The eagerly anticipated conclusion to Peter Godfrey-Smith's three-part exploration of the origins of intelligence on Earth, which began with the bestselling Other Minds in 2018 and continued with Metazoa in 2020. Peter Godfrey-Smith, the scuba-diving philosopher, examined the evolution of sentience in Other Minds. In Metazoa he asked how that consciousness shaped and was shaped by animal bodies. Now, in Living on Earth, he takes that line of questioning a step further, asking, how has life shaped and been shaped by our planet?

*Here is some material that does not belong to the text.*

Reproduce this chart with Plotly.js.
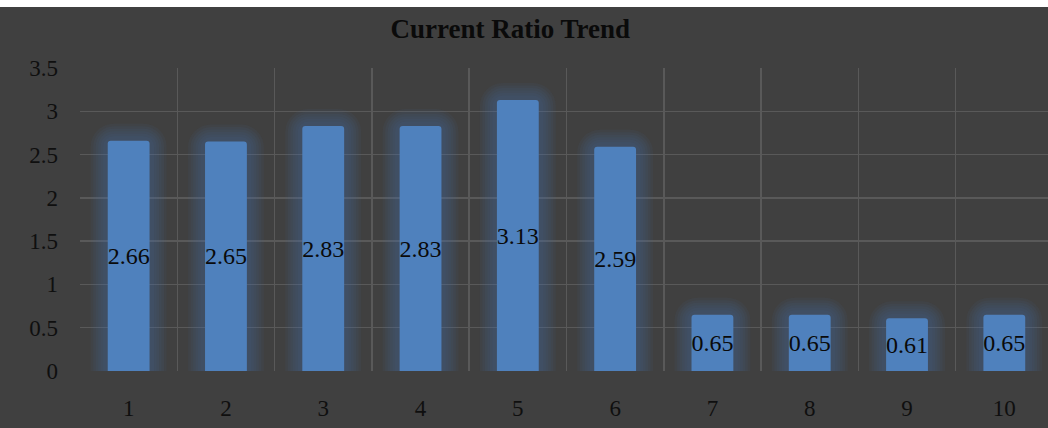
<!DOCTYPE html>
<html>
<head>
<meta charset="utf-8">
<script src="https://cdn.plot.ly/plotly-3.0.1.min.js"></script>
<style>
  html, body { margin: 0; padding: 0; background: #ffffff; }
  #chart { position: absolute; left: 0; top: 7px; width: 1048px; height: 421px; }
</style>
</head>
<body>
<div id="chart"></div>
<script>
// Current ratio per period
const periods = ['1', '2', '3', '4', '5', '6', '7', '8', '9', '10'];
const currentRatio = [2.66, 2.65, 2.83, 2.83, 3.13, 2.59, 0.65, 0.65, 0.61, 0.65];
const yTicks = [0, 0.5, 1, 1.5, 2, 2.5, 3, 3.5];
const yTickText = ['0', '0.5', '1', '1.5', '2', '2.5', '3', '3.5'];

const barBlue = '#4f81bd';
const serif = 'Liberation Serif, Times New Roman, serif';
const barWidth = 0.43;

// soft halo behind each bar: stacked translucent outlines, widest first
const glowWidths = [34, 29, 24, 19, 14, 9];
const glowColor = 'rgba(72,112,165,0.07)';
const traces = glowWidths.map(w => ({
  type: 'bar',
  x: periods,
  y: currentRatio,
  width: barWidth,
  marker: {
    color: 'rgba(0,0,0,0)',
    line: { color: glowColor, width: w },
    cornerradius: 6
  },
  hoverinfo: 'skip',
  showlegend: false
}));

traces.push({
  type: 'bar',
  x: periods,
  y: currentRatio,
  width: barWidth,
  marker: { color: barBlue, line: { width: 0 }, cornerradius: 3 },
  text: currentRatio.map(v => v.toFixed(2)),
  textposition: 'inside',
  insidetextanchor: 'middle',
  constraintext: 'none',
  textangle: 0,
  textfont: { family: serif, size: 24, color: '#0a0a0a' },
  hoverinfo: 'x+y',
  showlegend: false
});

const layout = {
  width: 1048,
  height: 421,
  margin: { l: 80, r: 0, t: 61, b: 57 },
  paper_bgcolor: '#404040',
  plot_bgcolor: '#404040',
  barmode: 'overlay',
  title: {
    text: '<b>Current Ratio Trend</b>',
    font: { family: serif, size: 27, color: '#0a0a0a' },
    x: 0.487,
    xanchor: 'center',
    y: 1 - 22 / 421,
    yanchor: 'middle'
  },
  xaxis: {
    type: 'category',
    range: [-0.5, 9.449],
    tickson: 'boundaries',
    showgrid: true,
    gridcolor: '#595959',
    gridwidth: 1.5,
    ticks: '',
    showline: false,
    zeroline: false,
    ticklabelstandoff: 21,
    tickfont: { family: serif, size: 23, color: '#0f0f0f' }
  },
  yaxis: {
    range: [0, 3.5],
    tickvals: yTicks,
    ticktext: yTickText,
    showgrid: true,
    gridcolor: '#595959',
    gridwidth: 1.5,
    zeroline: false,
    showline: false,
    ticks: '',
    ticklabelstandoff: 21,
    tickfont: { family: serif, size: 23, color: '#0f0f0f' }
  }
};

Plotly.newPlot('chart', traces, layout, { displayModeBar: false, staticPlot: true });
</script>
</body>
</html>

He explores the last living stromatolite fields, examples of how cyanobacteria from the sea first began colonising the land and belching oxygen into the atmosphere as they photosynthesised the sun's light. Oxygen meant life, and so began a riotous tangle of coevolution between plants and new animals. And then, in our own evolutionary line, an initially unremarkable mammal changed in new ways, forming societies and technologies. This led eventually to change to the atmosphere itself, as carbon that was buried and transformed to oil was deliberately burned with life-derived oxygen, to power the elaborate world of humanity.
Humans belong to the infinitely complex system that is the Earth, and our minds are products of that system, but they are also an acting force within it. We are creatures of Earth, and we hold Earth's future in our hands.